Exercise: Can you write out every line from the start of the records below through the line containing "import plotly.graph_objects as go", leaving out any pictures?

Source records:
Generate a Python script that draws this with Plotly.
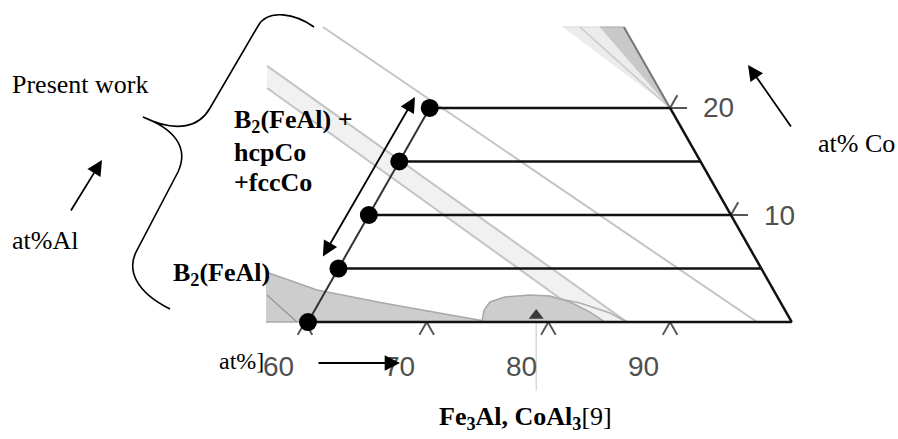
import plotly.graph_objects as go

# ---------------- data (ternary coordinates: X = bottom-axis at%, Co = at% Co) ----------------
tie_co = [0, 5, 10, 15, 20]          # experimental tie-line levels (at% Co)
tie_x_left = 60.25                   # left boundary (bottom-axis at%) of the measured region
base_ticks = [60, 70, 80, 90]
base_tick_labels = ["60", "70", "80", "90"]
co_ticks = [10, 20]
co_tick_labels = ["10", "20"]

# background (literature) phase boundaries
line1_x = [47.69, 97.14]
line1_co = [27.57, 0.0]
band_upper_x = [44.92, 86.46]
band_upper_co = [23.93, 0.0]
band_lower_x = [45.95, 83.66]
band_lower_co = [21.87, 0.0]
b2_x = [54.46, 59.49, 65.52, 71.59, 74.29, 75.20, 56.80]
b2_co = [4.67, 2.99, 1.78, 0.65, 0.19, 0.0, 0.0]
b2_inner_x = [55.62, 59.34]
b2_inner_co = [2.52, 0.0]
lens_x = [74.54, 74.15, 74.27, 75.26, 77.23, 78.92, 80.84, 82.95, 84.65]
lens_co = [0.0, 1.12, 1.87, 2.34, 2.52, 2.43, 1.87, 0.93, 0.0]
lens2_x = [78.67, 81.71, 84.64, 86.46]
lens2_co = [2.43, 1.78, 0.84, 0.0]
wedge_light_x = [67.41, 70.45, 80.0]
wedge_light_co = [27.57, 27.57, 20.0]
wedge_dark_x = [70.45, 72.42, 80.0]
wedge_dark_co = [27.57, 27.57, 20.0]
wedge_line_x = [68.81, 80.0]
wedge_line_co = [27.57, 20.0]
marker_x = 79.0


def cart(xs, cos):
    """ternary (X, Co) -> cartesian (x, y) used by the plot axes"""
    return [x + c / 2 for x, c in zip(xs, cos)], list(cos)


fig = go.Figure()


def add_line(xs, cos, color, width, fill=None, fillcolor=None, dash=None):
    cx, cy = cart(xs, cos)
    fig.add_trace(go.Scatter(
        x=cx, y=cy, mode="lines",
        line=dict(color=color, width=width, dash=dash),
        fill=fill, fillcolor=fillcolor, hoverinfo="skip", showlegend=False))


# light band
add_line(band_upper_x + band_lower_x[::-1], band_upper_co + band_lower_co[::-1],
         "rgba(0,0,0,0)", 0, fill="toself", fillcolor="#f1f1f1")
add_line(band_upper_x, band_upper_co, "#c4c4c4", 2)
add_line(band_lower_x, band_lower_co, "#c4c4c4", 2)
add_line(line1_x, line1_co, "#c4c4c4", 2)

# top-right wedge
add_line(wedge_light_x, wedge_light_co, "#d8d8d8", 1, fill="toself", fillcolor="#ececec")
add_line(wedge_dark_x, wedge_dark_co, "#a8a8a8", 1, fill="toself", fillcolor="#c8c8c8")
add_line(wedge_line_x, wedge_line_co, "#c8c8c8", 1.5)
add_line([wedge_dark_x[1], 80.0], [wedge_dark_co[1], 20.0], "#777777", 2)

# B2 region and lens region
add_line(b2_x, b2_co, "#a8a8a8", 1.5, fill="toself", fillcolor="#cdcdcd")
add_line(b2_inner_x, b2_inner_co, "#9a9a9a", 1.5)
add_line(lens_x, lens_co, "#a8a8a8", 1.5, fill="toself", fillcolor="#cdcdcd")
add_line(lens2_x, lens2_co, "#b0b0b0", 1.5)

# vertical reference line and marker
fig.add_trace(go.Scatter(x=[marker_x, marker_x], y=[0, -6.4], mode="lines",
                         line=dict(color="#cfcfcf", width=1.2), hoverinfo="skip", showlegend=False))
fig.add_trace(go.Scatter(x=[marker_x], y=[0.6], mode="markers",
                         marker=dict(symbol="triangle-up", size=13, color="#3a3a3a"),
                         hoverinfo="skip", showlegend=False))

# ticks on the base
for t in base_ticks:
    add_line([t, t], [0, -1.2], "#555555", 2)
    add_line([t, t + 1.2], [0, -1.2], "#555555", 2)
# ticks on the right edge
for c in co_ticks:
    x0 = 100 - c
    add_line([x0, x0 + 1.4], [c, c], "#555555", 2)
    add_line([x0, x0], [c, c + 1.2], "#555555", 2)

# tie lines (black) and the triangle edges
for c in tie_co:
    add_line([tie_x_left, 100 - c], [c, c], "#111111", 2.5)
add_line([100, 100 - tie_co[-1]], [0, tie_co[-1]], "#111111", 2.5)

# left boundary with dots
add_line([tie_x_left] * len(tie_co), tie_co, "#333333", 2)
dx, dy = cart([tie_x_left] * len(tie_co), tie_co)
fig.add_trace(go.Scatter(x=dx, y=dy, mode="markers",
                         marker=dict(size=18, color="black"), hoverinfo="skip", showlegend=False))

# tick labels
lab_font = dict(family="Liberation Sans, Arial", size=28, color="#505050")
for t, s in zip(base_ticks, base_tick_labels):
    lx, ly = cart([t - 0.1], [-4.2])
    fig.add_annotation(x=lx[0], y=ly[0], text=s, showarrow=False, font=lab_font)
for c, s in zip(co_ticks, co_tick_labels):
    lx, ly = cart([100 - c + 4.0], [c])
    fig.add_annotation(x=lx[0], y=ly[0], text=s, showarrow=False, font=lab_font)

# ---------------- layout-level text, arrows and brace (pixel positions -> paper) ----------------
W, H = 898, 439


def P(px, py):
    return px / W, 1 - py / H


serif = "Liberation Serif, Times New Roman"


def text(px, py, s, size=26, bold=False, xanchor="left"):
    x, y = P(px, py)
    fig.add_annotation(x=x, y=y, xref="paper", yref="paper", text=(f"<b>{s}</b>" if bold else s),
                       showarrow=False, xanchor=xanchor, yanchor="middle",
                       font=dict(family=serif, size=size, color="black"))


text(10, 84, "Present work")
text(10, 240, "at%Al")
text(816, 143, "at% Co")
text(266, 361, "at%]", size=24, xanchor="right")
text(232, 121, "B<sub>2</sub>(FeAl) +", 26, True)
text(232, 152, "hcpCo", 26, True)
text(232, 182, "+fccCo", 26, True)
text(171, 274, "B<sub>2</sub>(FeAl)", 26, True)
x, y = P(525, 436)
fig.add_annotation(x=x, y=y, xref="paper", yref="paper",
                   text="<b>Fe<sub>3</sub>Al, CoAl<sub>3</sub></b>[9]", showarrow=False,
                   xanchor="center", yanchor="bottom",
                   font=dict(family=serif, size=26, color="black"))


def arrow(hx, hy, tx, ty, both=False):
    x, y = P(hx, hy)
    fig.add_annotation(x=x, y=y, xref="paper", yref="paper", ax=tx - hx, ay=ty - hy,
                       text="", showarrow=True, arrowhead=2, startarrowhead=2,
                       arrowside="end+start" if both else "end",
                       arrowsize=1.7, startarrowsize=1.7, arrowwidth=1.8, arrowcolor="black")


arrow(102, 160, 70, 212)
arrow(748, 65, 792, 128)
arrow(415, 97, 322, 258, both=True)
arrow(400, 363, 317, 363)


def pt(a, b):
    x, y = P(a, b)
    return f"{x:.4f},{y:.4f}"


# curly brace drawn as smooth bezier segments
path = (
    f"M {pt(314, 27)} C {pt(296, 14)} {pt(268, 8)} {pt(258, 26)} "
    f"L {pt(210, 108)} C {pt(200, 126)} {pt(178, 134)} {pt(143, 117)} "
    f"C {pt(172, 128)} {pt(190, 146)} {pt(178, 172)} "
    f"L {pt(137, 250)} C {pt(126, 270)} {pt(136, 292)} {pt(170, 309)}"
)
fig.add_shape(type="path", path=path, xref="paper", yref="paper",
              line=dict(color="black", width=1.6))

fig.update_layout(
    width=W, height=H, margin=dict(l=0, r=0, t=0, b=0),
    paper_bgcolor="white", plot_bgcolor="white",
    xaxis=dict(range=[34.94, 108.73], visible=False, fixedrange=True),
    yaxis=dict(range=[-10.93, 30.09], visible=False, fixedrange=True),
    showlegend=False,
)
fig.write_html("out.html", config={"displayModeBar": False},
               post_script="document.body.style.margin='0px';")
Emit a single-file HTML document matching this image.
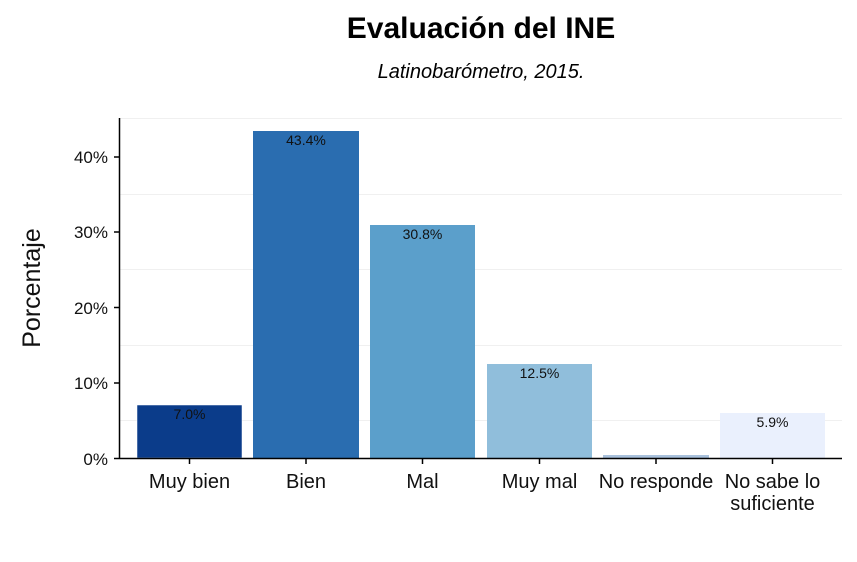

Exercise response:
Generate a Python script that draws this with Plotly.
import plotly.graph_objects as go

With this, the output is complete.